The usage is mentioned on that page (there). Any remaining occurrences of “is evil” on the $n$Lab should be replaced by “violates the principle of equivalence”. I have just replaced a handful more.
In particular, I saw now that there was an occurrence of the term hidden in mathematicscontents, which is !include
-ed as a floating context menu into a bunch of other entries. Now that I have removed this occurrence (and a few others elsewhere), the number of remaining occurrences should be cut down considerably.
Corbin wrote: “I’ve recently been investigating dagger-categories in the context of understanding Evil.” A considerable discussion ensued, in which the word “evil” appears eight times. Now, think of an expert on Hilbert spaces, but not on category theory, who reads that discussion. How can he find out what is meant by “evil” in this context? Can nLab help him learn what is meant? Now, entering “evil” in nLab’s search box yields 60 entries. The principle of equivalence is way, way down on that list, with nothing to single it out as the most relevant page. How can we help that person to know what Corbin and his respondants are talking about? I think that is a worthy question.
It’s the first hit for me when Googling “nLab evil”.
Do people use the internal search engine?

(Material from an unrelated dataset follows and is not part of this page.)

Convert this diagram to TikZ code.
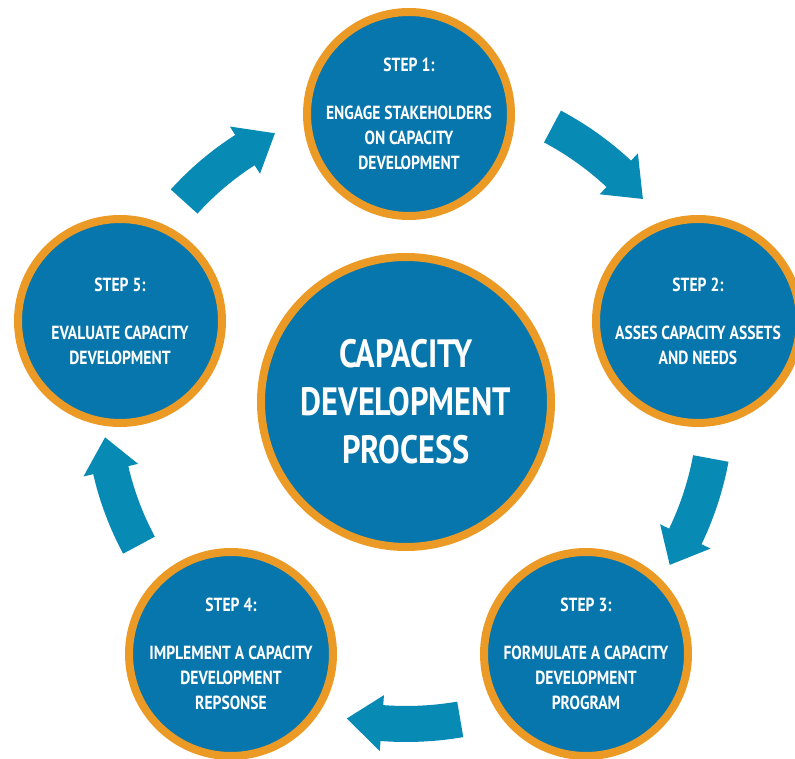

I only do it to find all instances of a phrase.
Nobody should say that they are using category theory to understand Evil.
Because it is a gigantic Red Herring with the only effect of distracting attention and energy away from contentful maths to pointless debate; and it is precisely to avoid the “considerable discussions that ensue”, as they always do, that it shouldn’t be said among people interested in getting some maths sorted out.
We don’t want to further this pointless malpractice here and certainly not have the $n$Lab give the impression of embracing it.
This was agreed on back when the entry was renamed and reworded. That there were so many hits for the ill-conceived anology left – thanks for highlighting this to me! – was because somebody had inserted the term even into the context menu for “mathematics” which gets automatically included into all top-level entries on mathematics here.
I have removed that now, as I said above. Once the Google crawler picks this up (we need to wait a couple of days for this to happen now) the remaining number of hits should be considerably reduced. If nobody else does, I’ll eventually remove whatever remains.
Thanks for narrowing down the nLab search results for “evil”!